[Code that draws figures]
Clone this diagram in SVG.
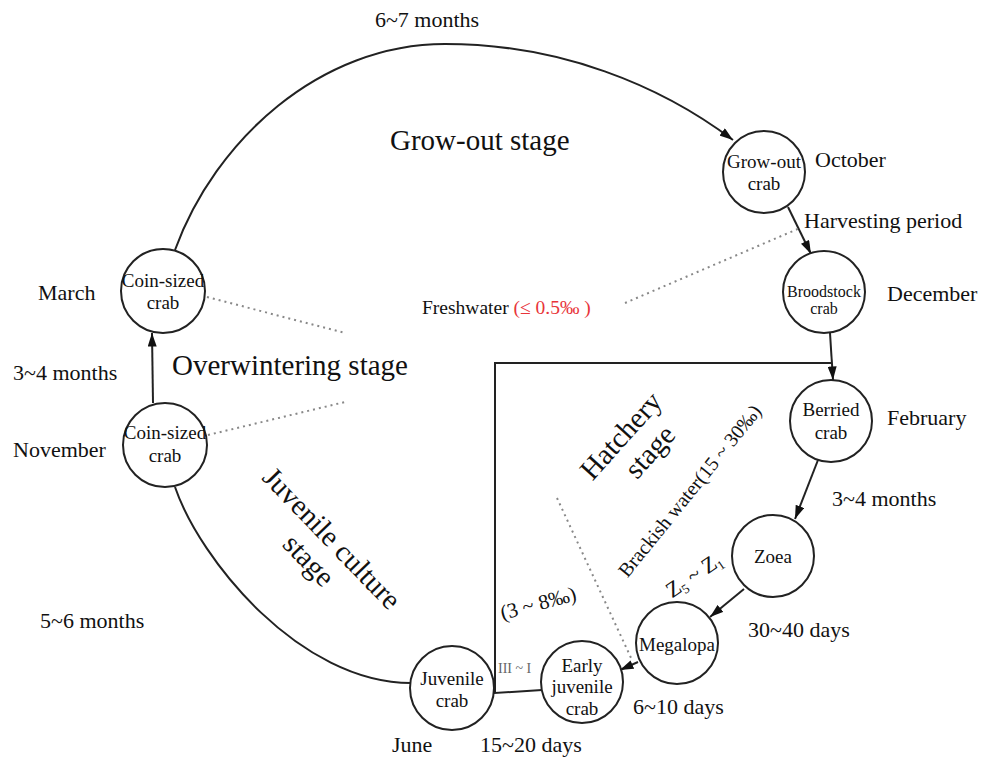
<svg xmlns="http://www.w3.org/2000/svg" width="983" height="757" viewBox="0 0 983 757">
<defs>
<style>
text{font-family:"Liberation Serif","Times New Roman",serif;fill:#111}
.node circle{fill:#fff;stroke:#222;stroke-width:2}
.nt{font-size:19px;text-anchor:middle}
.lab{font-size:22px}
.big{font-size:29px}
.conn path,.conn line,.conn polyline{fill:none;stroke:#222;stroke-width:2}
.dot{fill:none;stroke:#888;stroke-width:2;stroke-dasharray:2 4}
</style>
<marker id="arr" viewBox="0 0 12 8" refX="12" refY="4" markerWidth="14" markerHeight="9" markerUnits="userSpaceOnUse" orient="auto">
<path d="M0,0 L12,4 L0,8 z" fill="#111"/>
</marker>
</defs>
<rect width="983" height="757" fill="#fff"/>

<g id="connectors" class="conn">
<path d="M175,250 C215,140 320,44 445,44 C560,44 660,85 733,140" marker-end="url(#arr)"/>
<path d="M175,487 C200,560 300,683 411,683"/>
<line x1="153" y1="403" x2="152" y2="333" marker-end="url(#arr)"/>
<line x1="788" y1="207" x2="811" y2="254" marker-end="url(#arr)"/>
<line x1="830" y1="333" x2="833" y2="380" marker-end="url(#arr)"/>
<polyline points="832,363 495,363 495,693 542,690"/>
<line x1="818" y1="460" x2="795" y2="519" marker-end="url(#arr)"/>
<line x1="744" y1="589" x2="710" y2="617" marker-end="url(#arr)"/>
<line x1="638" y1="662" x2="620" y2="670" marker-end="url(#arr)"/>
</g>

<g id="dotted">
<line class="dot" x1="207" y1="297" x2="345" y2="333"/>
<line class="dot" x1="208" y1="435" x2="345" y2="402"/>
<line class="dot" x1="625" y1="303" x2="800" y2="228"/>
<line class="dot" x1="557" y1="498" x2="632" y2="660"/>
</g>

<g id="n-growout" class="node"><circle cx="764" cy="172" r="41"/><text class="nt" x="764" y="168">Grow-out</text><text class="nt" x="764" y="190">crab</text></g>
<g id="n-broodstock" class="node"><circle cx="824" cy="292" r="41"/><text class="nt" x="824" y="297" style="font-size:16px">Broodstock</text><text class="nt" x="824" y="314" style="font-size:16px">crab</text></g>
<g id="n-berried" class="node"><circle cx="831" cy="421" r="41"/><text class="nt" x="831" y="416">Berried</text><text class="nt" x="831" y="439">crab</text></g>
<g id="n-zoea" class="node"><circle cx="773" cy="556" r="41"/><text class="nt" x="773" y="563">Zoea</text></g>
<g id="n-megalopa" class="node"><circle cx="677" cy="643" r="41"/><text class="nt" x="677" y="651">Megalopa</text></g>
<g id="n-early" class="node"><circle cx="582" cy="682" r="41"/><text class="nt" x="582" y="672">Early</text><text class="nt" x="582" y="693">juvenile</text><text class="nt" x="582" y="715">crab</text></g>
<g id="n-juvenile" class="node"><circle cx="452" cy="688" r="42"/><text class="nt" x="452" y="685">Juvenile</text><text class="nt" x="452" y="707">crab</text></g>
<g id="n-coin-march" class="node"><circle cx="163" cy="291" r="42"/><text class="nt" x="163" y="287">Coin-sized</text><text class="nt" x="163" y="309">crab</text></g>
<g id="n-coin-nov" class="node"><circle cx="165" cy="445" r="42"/><text class="nt" x="165" y="439">Coin-sized</text><text class="nt" x="165" y="462">crab</text></g>

<g id="labels">
<text class="lab" x="427" y="27" text-anchor="middle">6~7 months</text>
<text class="big" x="390" y="150">Grow-out stage</text>
<text class="lab" x="815" y="167">October</text>
<text class="lab" x="804" y="228">Harvesting period</text>
<text class="lab" x="887" y="301">December</text>
<text class="lab" x="887" y="425">February</text>
<text class="lab" x="832" y="506">3~4 months</text>
<text class="lab" x="748" y="637">30~40 days</text>
<text class="lab" x="633" y="714">6~10 days</text>
<text class="lab" x="480" y="752">15~20 days</text>
<text class="lab" x="392" y="752">June</text>
<text class="lab" x="40" y="628">5~6 months</text>
<text class="lab" x="13" y="457">November</text>
<text class="lab" x="13" y="380">3~4 months</text>
<text class="lab" x="38" y="300">March</text>
<text class="big" x="172" y="375">Overwintering stage</text>
<text x="422" y="314" style="font-size:19.5px">Freshwater <tspan fill="#e8353a">(≤ 0.5‰ )</tspan></text>
<g transform="translate(325,545) rotate(46)"><text class="big" text-anchor="middle">Juvenile culture</text></g>
<g transform="translate(302,567) rotate(46)"><text class="big" text-anchor="middle">stage</text></g>
<g transform="translate(628,442) rotate(-48)"><text class="big" text-anchor="middle">Hatchery</text></g>
<g transform="translate(657,458) rotate(-48)"><text class="big" text-anchor="middle">stage</text></g>
<g transform="translate(695,495) rotate(-51)"><text text-anchor="middle" style="font-size:20px">Brackish water(15 ~ 30‰)</text></g>
<g transform="translate(698,581) rotate(-34)"><text text-anchor="middle" style="font-size:22px">Z<tspan style="font-size:13px" dy="4">5</tspan><tspan dy="-4"> ~ Z</tspan><tspan style="font-size:13px" dy="4">1</tspan></text></g>
<g transform="translate(540,610) rotate(-15)"><text text-anchor="middle" style="font-size:21px">(3 ~ 8‰)</text></g>
<text x="498" y="673" style="font-size:14px;fill:#666">III ~ I</text>
</g>
</svg>
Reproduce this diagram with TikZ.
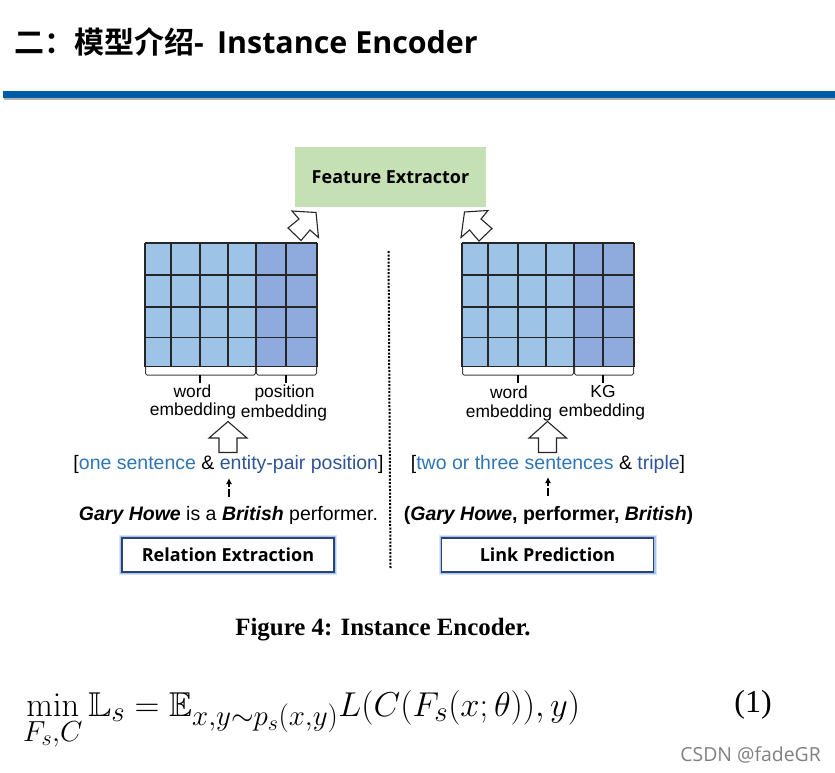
\RequirePackage{fix-cm}
\documentclass[tikz,border=0pt]{standalone}
\usepackage{amssymb}
\usepackage[no-math]{fontspec}
\setmainfont{Liberation Sans}
\newfontfamily\cjkf{Noto Sans CJK SC}[BoldFont={Noto Sans CJK SC Bold}]
\newfontfamily\opf{Open Sans}
\newfontfamily\serf{Liberation Serif}
\DeclareMathSizes{34.5}{34.5}{29}{22}
\usetikzlibrary{arrows.meta}
\definecolor{barblue}{HTML}{005CA6}
\definecolor{cellA}{HTML}{9DC3E6}
\definecolor{cellB}{HTML}{8FAADC}
\definecolor{feat}{HTML}{C5E0B4}
\definecolor{txtA}{HTML}{2E75B6}
\definecolor{txtB}{HTML}{2F5597}
\definecolor{frameblue}{HTML}{2A4478}
\definecolor{glowblue}{HTML}{A9C4EE}
\tikzset{
 lbl/.style={font=\fontsize{17.4}{17.4}\selectfont,inner sep=0pt,anchor=center},
 bigl/.style={font=\fontsize{19.5}{19.5}\selectfont,inner sep=0pt,anchor=center},
 gridline/.style={draw=black!85!white,line width=1.05pt},
 hollow/.style={draw=black!85!white,fill=white,line width=1.1pt,line join=miter},
 brace/.style={draw=black!75!white,line width=1pt,rounded corners=1.5pt},
 task/.style={draw=frameblue,line width=1.9pt,fill=white,minimum width=212pt,minimum height=34pt,inner sep=0pt,
   preaction={draw=glowblue!45!white,line width=6pt},preaction={draw=glowblue,line width=4pt},font=\opf\bfseries\fontsize{18}{18}\selectfont},
 stub/.style={draw=black,line width=1.2pt},
 smallarrow/.style={draw=black,line width=1.3pt,dash pattern=on 8pt off 2pt,-{Latex[length=6pt,width=6pt]}},
}
\begin{document}
\begin{tikzpicture}[x=1pt,y=-1pt]
\useasboundingbox (0,0) rectangle (835,772);
\fill[white] (0,0) rectangle (835,772);
% header
\node[inner sep=0pt,anchor=west] (title) at (14,42) {\fontsize{30}{30}\selectfont\bfseries\cjkf 二：模型介绍\opf -\hspace{5.5pt} \fontsize{30.4}{30.4}\selectfont Instance Encoder};
\fill[black!30!white] (4,98) rectangle (835,100);
\fill[barblue] (3,91) rectangle (835,98);
% feature extractor
\node[fill=feat,minimum width=191pt,minimum height=60pt,inner sep=0pt,font=\opf\bfseries\fontsize{18}{18}\selectfont] (fe) at (390.5,177) {Feature Extractor};
% grids
\foreach \ox/\xs/\sp in {0/{145,171,200,228,256,286,317}/256,317/{145,171,201,229,257,286,317}/257}{
 \begin{scope}[xshift=\ox pt]
 \fill[cellA] (145,243) rectangle (\sp,366.5);
 \fill[cellB] (\sp,243) rectangle (317,366.5);
 \foreach \gx in \xs { \draw[gridline] (\gx,243) -- (\gx,366.5); }
 \foreach \gy in {243,275,307,337.5,366.5} { \draw[gridline] (145,\gy) -- (317,\gy); }
 % braces
 \draw[brace] (145.5,367) -- (145.5,375) -- (\sp-.5,375) -- (\sp-.5,367);
 \draw[brace] (\sp+.5,367) -- (\sp+.5,375) -- (316.5,375) -- (316.5,367);
 \end{scope}
}
\coordinate (bl1) at (200,375); \coordinate (bl2) at (200,383);
\coordinate (bp1) at (286,375); \coordinate (bp2) at (286,383);
\coordinate (br1) at (518,375); \coordinate (br2) at (518,383);
\coordinate (bk1) at (603,375); \coordinate (bk2) at (603,383);
\draw[stub] (bl1) -- (bl2); \draw[stub] (bp1) -- (bp2); \draw[stub] (br1) -- (br2); \draw[stub] (bk1) -- (bk2);
% divider
\coordinate (d1) at (388.5,251); \coordinate (d2) at (390.5,568);
\draw[black,line width=2pt,dash pattern=on 2pt off 1.5pt] (d1) -- (d2);
% hollow diagonal arrows
\draw[hollow] (318.5,237.5) -- (316,212.5) -- (292,211) -- (299,219) -- (288,228) -- (301,240.5) -- (310,230) -- cycle;
\draw[hollow] (461,237.5) -- (464.5,212) -- (488,210.5) -- (481,219) -- (492,228.5) -- (479,241) -- (469.5,230) -- cycle;
% hollow up arrows
\draw[hollow] (228,421.5) -- (247,438) -- (237,438) -- (237,452.5) -- (219,452.5) -- (219,438) -- (209,438) -- cycle;
\draw[hollow] (547.5,421.5) -- (566.5,438) -- (556.5,438) -- (556.5,452.5) -- (538.5,452.5) -- (538.5,438) -- (529,438) -- cycle;
% labels left
\node[lbl] (w1) at (192.5,391) {word};
\node[lbl] (w1b) at (193,411) {embedding};
\node[lbl] (p1) at (284.5,392.5) {position};
\node[lbl] (p1b) at (284,412.5) {embedding};
\node[bigl] (s1) at (228.5,464.5) {[\textcolor{txtA}{one sentence} \& \textcolor{txtB}{entity-pair position}]};
\node[bigl] (g1) at (228.5,515) {\textbf{\textit{Gary Howe}} is a \textbf{\textit{British}} performer.};
% labels right
\node[lbl] (w2) at (509,392) {word};
\node[lbl] (w2b) at (509,412.5) {embedding};
\node[lbl] (k2) at (603,391.5) {KG};
\node[lbl] (k2b) at (602,411.5) {embedding};
\node[bigl] (s2) at (548,464.5) {[\textcolor{txtA}{two or three sentences} \& \textcolor{txtB}{triple}]};
\node[bigl,font=\bfseries\fontsize{19.5}{19.5}\selectfont] (g2) at (548.5,515) {(\textit{Gary Howe}, performer, \textit{British})};
% tasks
\node[task] (re) at (228,555) {Relation Extraction};
\node[task] (lp) at (547.5,555) {Link Prediction};
% small arrows
\coordinate (a1) at (229,497); \coordinate (a1t) at (229,478);
\coordinate (a2) at (548,496); \coordinate (a2t) at (548,477);
\draw[smallarrow] (a1) -- (a1t);
\draw[smallarrow] (a2) -- (a2t);
% caption
\node[inner sep=0pt,font=\serf\bfseries\fontsize{24.9}{24.9}\selectfont] (cap) at (383,629.5) {Figure 4: Instance Encoder.};
% equation
\node[inner sep=0pt,anchor=base west,font=\fontsize{34.5}{34.5}\selectfont] (eq) at (23,716) {$\displaystyle\min_{F_s,C}\mathbb{L}_s=\mathbb{E}_{x,y\sim p_s(x,y)}L(C(F_s(x;\theta)),y)$};
\node[inner sep=0pt,font=\serf\fontsize{32}{32}\selectfont] (num) at (753,705) {(1)};
\node[inner sep=0pt,anchor=east,font=\opf\fontsize{19.4}{19.4}\selectfont,text=black!50!white] (wm) at (821,754.5) {CSDN @fadeGR};
\end{tikzpicture}
\end{document}
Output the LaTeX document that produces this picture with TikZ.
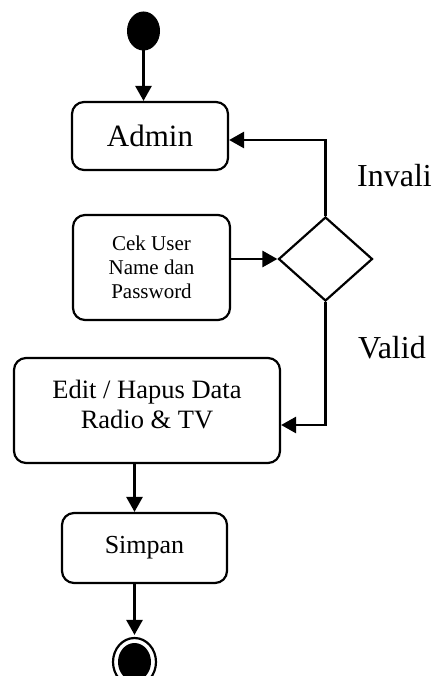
\documentclass[tikz,border=0pt]{standalone}
\usepackage{fontspec}
\setmainfont{Liberation Serif}
\usetikzlibrary{arrows.meta,shapes.geometric,calc}
\begin{document}
\begin{tikzpicture}[x=1pt,y=-1pt,
  actbox/.style={draw,line width=2.2pt,rounded corners=12pt,inner sep=0pt},
  flow/.style={line width=2.8pt,-{Triangle[length=15pt,width=16pt]}},
  guard/.style={font=\fontsize{32}{36}\selectfont,anchor=base west,inner sep=0pt}]
\useasboundingbox (0,0) rectangle (432,676);

% initial and final states
\node[ellipse,fill=black,draw,line width=1pt,minimum width=32pt,minimum height=38pt,inner sep=0pt] (start) at (143.5,31) {};
\node[ellipse,draw,line width=2.2pt,minimum width=43pt,minimum height=48pt,inner sep=0pt] (stop) at (134.5,662) {};
\node[ellipse,fill=black,minimum width=33pt,minimum height=38pt,inner sep=0pt] (stopcore) at (134.5,662) {};

% activities
\node[actbox,minimum width=156pt,minimum height=68pt,font=\fontsize{31}{36}\selectfont] (admin) at (150,136) {Admin};
\node[actbox,minimum width=157pt,minimum height=105pt,align=center,font=\fontsize{21}{24}\selectfont] (cek) at (151.5,267.5) {Cek User\\Name dan\\Password};
\node[actbox,minimum width=266pt,minimum height=105pt] (edit) at (147,410.5) {};
\node[align=center,inner sep=0pt,font=\fontsize{26.5}{30}\selectfont] (edittext) at (147,404.5) {Edit / Hapus Data\\Radio \& TV};
\node[actbox,minimum width=165pt,minimum height=70pt,font=\fontsize{26}{30}\selectfont] (simpan) at (144.5,548) {Simpan};

% decision
\node[diamond,draw,line width=2.2pt,minimum width=94pt,minimum height=84pt,inner sep=0pt] (dec) at (325.5,259) {};

% guard labels
\node[guard] (invalid) at (357,187) {Invali};
\node[guard] (valid) at (358,358) {Valid};

% transitions
\draw[flow] (start.south) -- (start.south |- admin.north);
\draw[flow] (dec.north) |- ([yshift=-4pt]admin.east);
\draw[flow] (cek.east |- dec.west) -- (dec.west);
\draw[flow] (dec.south) |- ([yshift=-14.5pt]edit.east);
\draw[flow] (edit.south -| stop.north) -- (simpan.north -| stop.north);
\draw[flow] (simpan.south -| stop.north) -- ([yshift=2pt]stop.north);
\end{tikzpicture}
\end{document}
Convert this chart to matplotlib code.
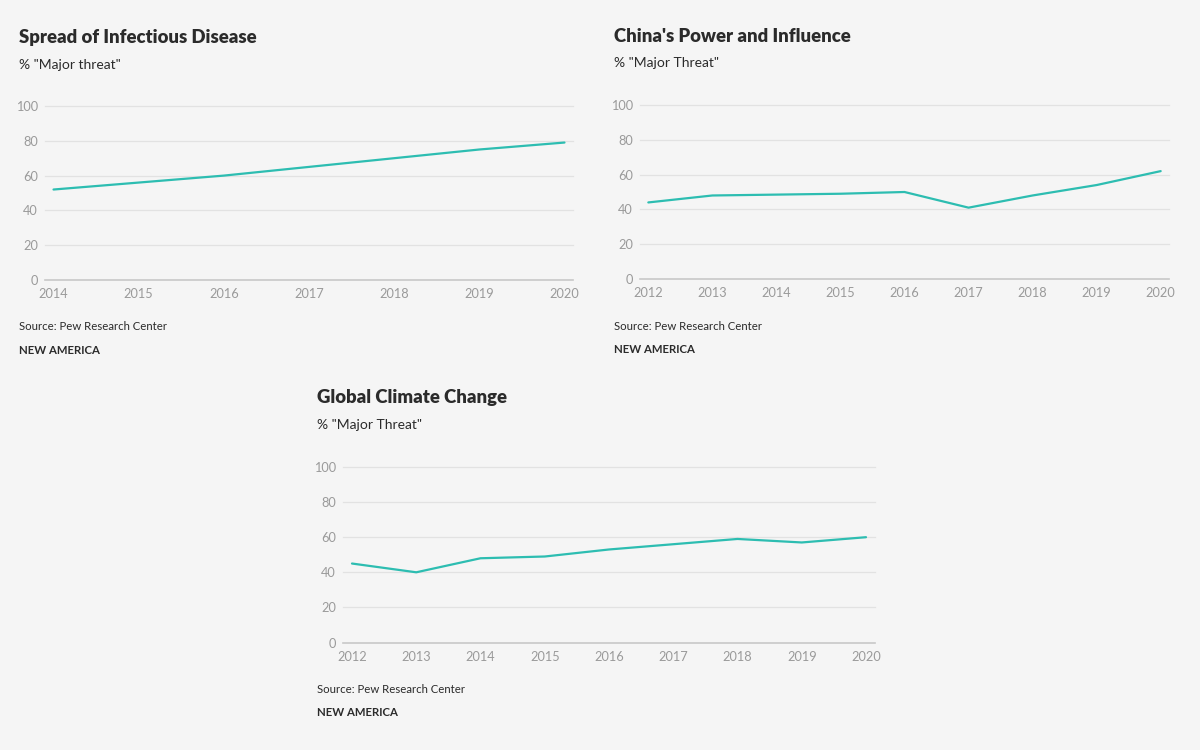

=== Stated task ===
Using the entries above, write out exactly the lines from the one with "Output the LaTeX" through the one with "(0,0) rectangle (432,676);", ends included. Leave out any pictures.

=== Solution to this exercise ===
Output the LaTeX document that produces this picture with TikZ.
\documentclass[tikz,border=0pt]{standalone}
\usepackage{fontspec}
\setmainfont{Liberation Serif}
\usetikzlibrary{arrows.meta,shapes.geometric,calc}
\begin{document}
\begin{tikzpicture}[x=1pt,y=-1pt,
  actbox/.style={draw,line width=2.2pt,rounded corners=12pt,inner sep=0pt},
  flow/.style={line width=2.8pt,-{Triangle[length=15pt,width=16pt]}},
  guard/.style={font=\fontsize{32}{36}\selectfont,anchor=base west,inner sep=0pt}]
\useasboundingbox (0,0) rectangle (432,676);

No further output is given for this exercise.